■ What this task involves: Send back the records in full, character for character.

■ Rows:
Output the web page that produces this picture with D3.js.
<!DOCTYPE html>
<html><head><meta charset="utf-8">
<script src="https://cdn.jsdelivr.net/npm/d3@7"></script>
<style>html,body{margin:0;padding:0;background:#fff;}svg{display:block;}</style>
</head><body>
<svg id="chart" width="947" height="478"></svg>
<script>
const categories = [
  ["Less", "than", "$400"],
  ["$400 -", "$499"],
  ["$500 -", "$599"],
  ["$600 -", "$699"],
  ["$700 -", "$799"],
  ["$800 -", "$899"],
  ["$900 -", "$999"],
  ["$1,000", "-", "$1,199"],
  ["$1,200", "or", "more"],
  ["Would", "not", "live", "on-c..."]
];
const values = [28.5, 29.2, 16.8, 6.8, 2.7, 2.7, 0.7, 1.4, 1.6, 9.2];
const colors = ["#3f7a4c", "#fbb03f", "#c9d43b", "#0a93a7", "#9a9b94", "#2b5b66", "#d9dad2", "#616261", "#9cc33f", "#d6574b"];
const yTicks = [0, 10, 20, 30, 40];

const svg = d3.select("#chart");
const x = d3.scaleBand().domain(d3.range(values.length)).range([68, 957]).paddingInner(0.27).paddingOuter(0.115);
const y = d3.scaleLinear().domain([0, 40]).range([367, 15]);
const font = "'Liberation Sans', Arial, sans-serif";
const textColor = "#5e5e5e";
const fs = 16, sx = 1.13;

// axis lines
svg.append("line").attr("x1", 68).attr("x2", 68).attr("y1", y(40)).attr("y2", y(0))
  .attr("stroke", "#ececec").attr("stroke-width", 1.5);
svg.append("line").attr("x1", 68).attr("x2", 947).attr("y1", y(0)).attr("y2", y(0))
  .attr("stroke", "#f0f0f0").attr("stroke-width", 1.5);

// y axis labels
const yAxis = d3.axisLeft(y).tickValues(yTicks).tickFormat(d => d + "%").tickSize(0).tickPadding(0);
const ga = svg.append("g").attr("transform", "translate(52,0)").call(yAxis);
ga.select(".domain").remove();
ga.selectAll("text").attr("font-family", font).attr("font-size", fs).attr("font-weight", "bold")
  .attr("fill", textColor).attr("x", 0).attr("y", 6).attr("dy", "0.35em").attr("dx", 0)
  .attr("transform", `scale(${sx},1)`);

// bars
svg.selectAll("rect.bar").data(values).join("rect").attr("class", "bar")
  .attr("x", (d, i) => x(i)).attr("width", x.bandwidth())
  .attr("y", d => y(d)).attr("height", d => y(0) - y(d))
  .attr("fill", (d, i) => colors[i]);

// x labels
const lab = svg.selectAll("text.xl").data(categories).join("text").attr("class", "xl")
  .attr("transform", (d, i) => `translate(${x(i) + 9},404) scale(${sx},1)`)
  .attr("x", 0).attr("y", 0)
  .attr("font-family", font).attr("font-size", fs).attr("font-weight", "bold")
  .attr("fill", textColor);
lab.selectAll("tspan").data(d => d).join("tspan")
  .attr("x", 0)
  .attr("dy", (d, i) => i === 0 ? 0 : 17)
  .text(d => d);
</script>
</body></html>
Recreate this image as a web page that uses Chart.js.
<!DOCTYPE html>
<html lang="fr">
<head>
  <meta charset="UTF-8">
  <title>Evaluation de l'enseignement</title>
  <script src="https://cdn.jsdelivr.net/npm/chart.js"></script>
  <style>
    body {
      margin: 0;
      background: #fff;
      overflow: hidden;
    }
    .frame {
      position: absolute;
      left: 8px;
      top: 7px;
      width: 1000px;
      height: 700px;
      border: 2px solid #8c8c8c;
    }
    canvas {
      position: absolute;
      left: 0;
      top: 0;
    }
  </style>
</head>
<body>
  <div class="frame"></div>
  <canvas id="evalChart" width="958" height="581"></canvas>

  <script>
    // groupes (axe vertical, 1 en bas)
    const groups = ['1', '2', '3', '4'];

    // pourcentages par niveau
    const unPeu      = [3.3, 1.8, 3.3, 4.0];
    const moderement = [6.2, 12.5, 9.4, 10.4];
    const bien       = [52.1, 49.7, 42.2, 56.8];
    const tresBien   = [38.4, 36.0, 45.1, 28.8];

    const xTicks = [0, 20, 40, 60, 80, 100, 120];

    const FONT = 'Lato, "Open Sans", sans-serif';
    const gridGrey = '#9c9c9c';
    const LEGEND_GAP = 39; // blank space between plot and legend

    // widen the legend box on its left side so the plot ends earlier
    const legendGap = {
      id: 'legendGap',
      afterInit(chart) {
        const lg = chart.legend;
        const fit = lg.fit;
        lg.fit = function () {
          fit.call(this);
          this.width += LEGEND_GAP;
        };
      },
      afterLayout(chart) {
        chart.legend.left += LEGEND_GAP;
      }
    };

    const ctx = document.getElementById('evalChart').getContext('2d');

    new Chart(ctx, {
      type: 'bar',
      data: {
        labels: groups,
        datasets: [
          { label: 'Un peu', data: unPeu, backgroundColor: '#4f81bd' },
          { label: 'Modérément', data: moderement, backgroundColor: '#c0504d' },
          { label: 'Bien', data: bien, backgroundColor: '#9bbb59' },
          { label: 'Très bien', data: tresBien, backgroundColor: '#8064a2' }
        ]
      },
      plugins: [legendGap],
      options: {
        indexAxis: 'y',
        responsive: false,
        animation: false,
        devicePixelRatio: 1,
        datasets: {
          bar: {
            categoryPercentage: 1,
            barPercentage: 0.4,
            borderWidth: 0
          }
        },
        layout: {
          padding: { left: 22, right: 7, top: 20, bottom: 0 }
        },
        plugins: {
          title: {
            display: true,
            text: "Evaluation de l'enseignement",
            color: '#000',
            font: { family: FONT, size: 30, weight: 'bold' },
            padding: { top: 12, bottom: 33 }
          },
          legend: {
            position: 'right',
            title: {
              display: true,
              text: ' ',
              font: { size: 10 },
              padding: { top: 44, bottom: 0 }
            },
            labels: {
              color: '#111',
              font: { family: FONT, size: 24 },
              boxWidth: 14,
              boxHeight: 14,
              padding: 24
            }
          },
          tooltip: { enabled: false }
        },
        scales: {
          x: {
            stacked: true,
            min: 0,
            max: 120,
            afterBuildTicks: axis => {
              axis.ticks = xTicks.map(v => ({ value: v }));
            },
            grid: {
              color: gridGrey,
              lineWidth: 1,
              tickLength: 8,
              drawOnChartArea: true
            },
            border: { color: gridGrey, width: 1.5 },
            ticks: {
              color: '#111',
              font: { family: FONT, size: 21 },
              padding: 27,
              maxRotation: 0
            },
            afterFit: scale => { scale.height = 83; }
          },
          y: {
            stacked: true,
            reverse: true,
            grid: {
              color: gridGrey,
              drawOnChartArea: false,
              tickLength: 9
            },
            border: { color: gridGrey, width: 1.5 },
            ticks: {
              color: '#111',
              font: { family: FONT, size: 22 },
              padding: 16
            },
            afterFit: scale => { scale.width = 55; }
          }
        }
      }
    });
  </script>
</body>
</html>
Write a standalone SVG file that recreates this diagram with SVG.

■ Result of this exercise:
Output the web page that produces this picture with D3.js.
<!DOCTYPE html>
<html><head><meta charset="utf-8">
<script src="https://cdn.jsdelivr.net/npm/d3@7"></script>
<style>html,body{margin:0;padding:0;background:#fff;}svg{display:block;}</style>
</head><body>
<svg id="chart" width="947" height="478"></svg>
<script>
const categories = [
  ["Less", "than", "$400"],
  ["$400 -", "$499"],
  ["$500 -", "$599"],
  ["$600 -", "$699"],
  ["$700 -", "$799"],
  ["$800 -", "$899"],
  ["$900 -", "$999"],
  ["$1,000", "-", "$1,199"],
  ["$1,200", "or", "more"],
  ["Would", "not", "live", "on-c..."]
];
const values = [28.5, 29.2, 16.8, 6.8, 2.7, 2.7, 0.7, 1.4, 1.6, 9.2];
const colors = ["#3f7a4c", "#fbb03f", "#c9d43b", "#0a93a7", "#9a9b94", "#2b5b66", "#d9dad2", "#616261", "#9cc33f", "#d6574b"];
const yTicks = [0, 10, 20, 30, 40];

const svg = d3.select("#chart");
const x = d3.scaleBand().domain(d3.range(values.length)).range([68, 957]).paddingInner(0.27).paddingOuter(0.115);
const y = d3.scaleLinear().domain([0, 40]).range([367, 15]);
const font = "'Liberation Sans', Arial, sans-serif";
const textColor = "#5e5e5e";
const fs = 16, sx = 1.13;

// axis lines
svg.append("line").attr("x1", 68).attr("x2", 68).attr("y1", y(40)).attr("y2", y(0))
  .attr("stroke", "#ececec").attr("stroke-width", 1.5);
svg.append("line").attr("x1", 68).attr("x2", 947).attr("y1", y(0)).attr("y2", y(0))
  .attr("stroke", "#f0f0f0").attr("stroke-width", 1.5);

// y axis labels
const yAxis = d3.axisLeft(y).tickValues(yTicks).tickFormat(d => d + "%").tickSize(0).tickPadding(0);
const ga = svg.append("g").attr("transform", "translate(52,0)").call(yAxis);
ga.select(".domain").remove();
ga.selectAll("text").attr("font-family", font).attr("font-size", fs).attr("font-weight", "bold")
  .attr("fill", textColor).attr("x", 0).attr("y", 6).attr("dy", "0.35em").attr("dx", 0)
  .attr("transform", `scale(${sx},1)`);

// bars
svg.selectAll("rect.bar").data(values).join("rect").attr("class", "bar")
  .attr("x", (d, i) => x(i)).attr("width", x.bandwidth())
  .attr("y", d => y(d)).attr("height", d => y(0) - y(d))
  .attr("fill", (d, i) => colors[i]);

// x labels
const lab = svg.selectAll("text.xl").data(categories).join("text").attr("class", "xl")
  .attr("transform", (d, i) => `translate(${x(i) + 9},404) scale(${sx},1)`)
  .attr("x", 0).attr("y", 0)
  .attr("font-family", font).attr("font-size", fs).attr("font-weight", "bold")
  .attr("fill", textColor);
lab.selectAll("tspan").data(d => d).join("tspan")
  .attr("x", 0)
  .attr("dy", (d, i) => i === 0 ? 0 : 17)
  .text(d => d);
</script>
</body></html>
Recreate this image as a web page that uses Chart.js.
<!DOCTYPE html>
<html lang="fr">
<head>
  <meta charset="UTF-8">
  <title>Evaluation de l'enseignement</title>
  <script src="https://cdn.jsdelivr.net/npm/chart.js"></script>
  <style>
    body {
      margin: 0;
      background: #fff;
      overflow: hidden;
    }
    .frame {
      position: absolute;
      left: 8px;
      top: 7px;
      width: 1000px;
      height: 700px;
      border: 2px solid #8c8c8c;
    }
    canvas {
      position: absolute;
      left: 0;
      top: 0;
    }
  </style>
</head>
<body>
  <div class="frame"></div>
  <canvas id="evalChart" width="958" height="581"></canvas>

  <script>
    // groupes (axe vertical, 1 en bas)
    const groups = ['1', '2', '3', '4'];

    // pourcentages par niveau
    const unPeu      = [3.3, 1.8, 3.3, 4.0];
    const moderement = [6.2, 12.5, 9.4, 10.4];
    const bien       = [52.1, 49.7, 42.2, 56.8];
    const tresBien   = [38.4, 36.0, 45.1, 28.8];

    const xTicks = [0, 20, 40, 60, 80, 100, 120];

    const FONT = 'Lato, "Open Sans", sans-serif';
    const gridGrey = '#9c9c9c';
    const LEGEND_GAP = 39; // blank space between plot and legend

    // widen the legend box on its left side so the plot ends earlier
    const legendGap = {
      id: 'legendGap',
      afterInit(chart) {
        const lg = chart.legend;
        const fit = lg.fit;
        lg.fit = function () {
          fit.call(this);
          this.width += LEGEND_GAP;
        };
      },
      afterLayout(chart) {
        chart.legend.left += LEGEND_GAP;
      }
    };

    const ctx = document.getElementById('evalChart').getContext('2d');

    new Chart(ctx, {
      type: 'bar',
      data: {
        labels: groups,
        datasets: [
          { label: 'Un peu', data: unPeu, backgroundColor: '#4f81bd' },
          { label: 'Modérément', data: moderement, backgroundColor: '#c0504d' },
          { label: 'Bien', data: bien, backgroundColor: '#9bbb59' },
          { label: 'Très bien', data: tresBien, backgroundColor: '#8064a2' }
        ]
      },
      plugins: [legendGap],
      options: {
        indexAxis: 'y',
        responsive: false,
        animation: false,
        devicePixelRatio: 1,
        datasets: {
          bar: {
            categoryPercentage: 1,
            barPercentage: 0.4,
            borderWidth: 0
          }
        },
        layout: {
          padding: { left: 22, right: 7, top: 20, bottom: 0 }
        },
        plugins: {
          title: {
            display: true,
            text: "Evaluation de l'enseignement",
            color: '#000',
            font: { family: FONT, size: 30, weight: 'bold' },
            padding: { top: 12, bottom: 33 }
          },
          legend: {
            position: 'right',
            title: {
              display: true,
              text: ' ',
              font: { size: 10 },
              padding: { top: 44, bottom: 0 }
            },
            labels: {
              color: '#111',
              font: { family: FONT, size: 24 },
              boxWidth: 14,
              boxHeight: 14,
              padding: 24
            }
          },
          tooltip: { enabled: false }
        },
        scales: {
          x: {
            stacked: true,
            min: 0,
            max: 120,
            afterBuildTicks: axis => {
              axis.ticks = xTicks.map(v => ({ value: v }));
            },
            grid: {
              color: gridGrey,
              lineWidth: 1,
              tickLength: 8,
              drawOnChartArea: true
            },
            border: { color: gridGrey, width: 1.5 },
            ticks: {
              color: '#111',
              font: { family: FONT, size: 21 },
              padding: 27,
              maxRotation: 0
            },
            afterFit: scale => { scale.height = 83; }
          },
          y: {
            stacked: true,
            reverse: true,
            grid: {
              color: gridGrey,
              drawOnChartArea: false,
              tickLength: 9
            },
            border: { color: gridGrey, width: 1.5 },
            ticks: {
              color: '#111',
              font: { family: FONT, size: 22 },
              padding: 16
            },
            afterFit: scale => { scale.width = 55; }
          }
        }
      }
    });
  </script>
</body>
</html>
Write a standalone SVG file that recreates this diagram with SVG.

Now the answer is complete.